Although lacking the sights which would equip it for surveying and other observational work, the instrument is evidently closely related to the first published pattern for the English sector. It would have been used chiefly with a pair of dividers as a geometrical device for proportions and graphical calculation.



Source museum: Museum of the History of Science, Oxford
Museum number: Inventory no. 38,251



Detailed text

The instrument consists of two brass limbs and a thin brass circular arc. The limbs are built up from three riveted sheets, with the arc riveted to one of the limbs and passing through the other.

On one of the limbs the instrument is signed '|star| Robertus |star| Beckit |star| fecit 1597 |star|'. Beckit worked in London and is also known as a map engraver. The inscription shows not only that sectors were being made before the publication in 1598 of the first book on the sector (Thomas Hood's The Making and Use of the Geometricall Instrument, called a Sector), but that Charles Whitwell, the maker advertised by Hood, did not have an exclusive monopoly on the manufacture of the instrument.

On one face, the limbs carry sectoral scales of equal parts from 0 to about 112, divided to 10 and subdivided to 5, 1 and |1/2| and numbered by 10. The other face carries two sets of scales; one for the chords of circles ('Coards of a circle') divided and numbered from 3 to 12 and the other for squares ('Power of Lynes') divided and numbered from |1/2| to |1/10|.

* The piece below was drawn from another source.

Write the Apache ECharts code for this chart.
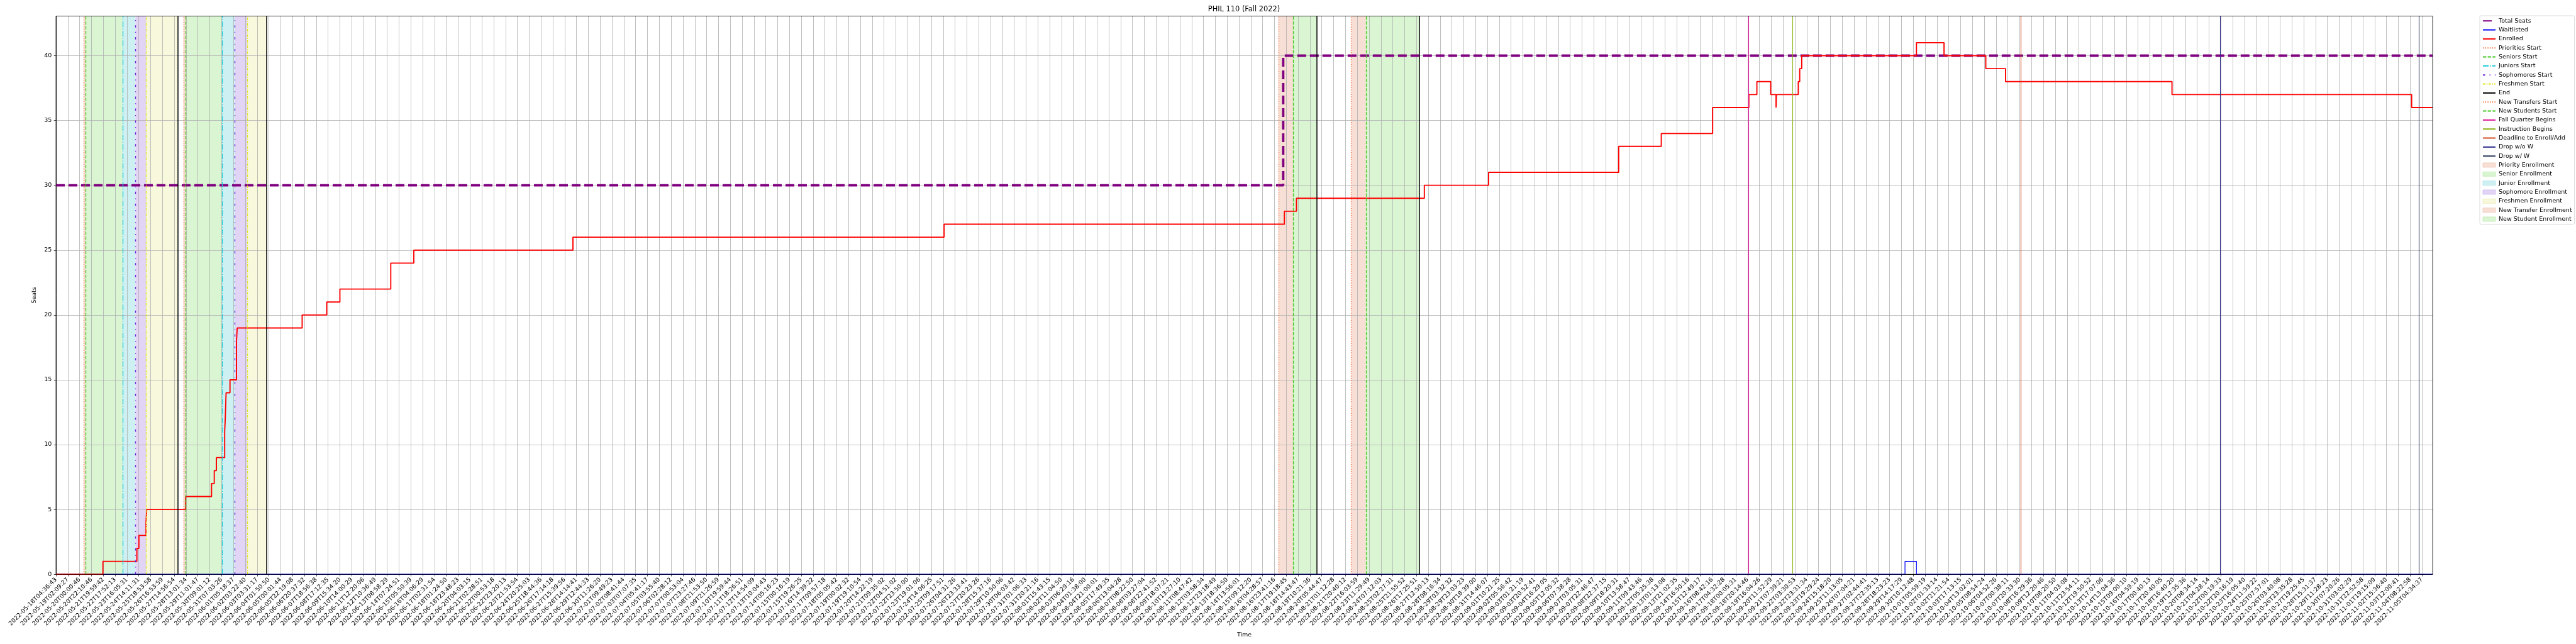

The circular arc (or 'circumferentiall limb') carries on one side a scale of degrees up to 110, divided to 10, subdivided to 5, 1, |1/2| and |1/4|, and numbered by 10. This degree scale does not use subdivision by diagonals, as illustrated by Hood. On the reverse are three scales used to measure distances between the points of the sector. The scales can measure up to 18 inches and are graduated to read in 6, 8 and 10 parts of an inch. The first (inner) scale runs to 108, divided by 6, subdivided by 3, 1 and |1/2|, and numbered by 6; the second runs to 144, divided by 8, subdivided by 4, 2, 1 and |1/2|, and numbered by 8; the third (outer) scale runs to 180, divided to 10, subdivided to 5, 1 and |1/2|, and numbered by 10.

The reverse of the arc also carries a further feature, not listed by Hood. Inside the inch scales there are three points marked 3, 4 and 5 respectively. They would be used to mark out the length of the sides of the first three regular polygons.

Unlike the sector described in print by Hood, Beckit's example does not have an additional sliding index limb, nor do the sights and mounting pieces survive. However, each limb has a hole near its point and there is also a hole at the centre of the hinge. These would have received the recommended three sights. The movable limb is also pierced so that it can be fixed in relation to the arc, and the separation of the two limbs thereby held constant.

See G. L'E. Turner, $Mathematical Instrument-Making in London in the 16th Century$, in S. Tyacke (ed.), English Map-Making 1500-1650 (London, 1983), pp. 93-106, esp. pp. 103-4.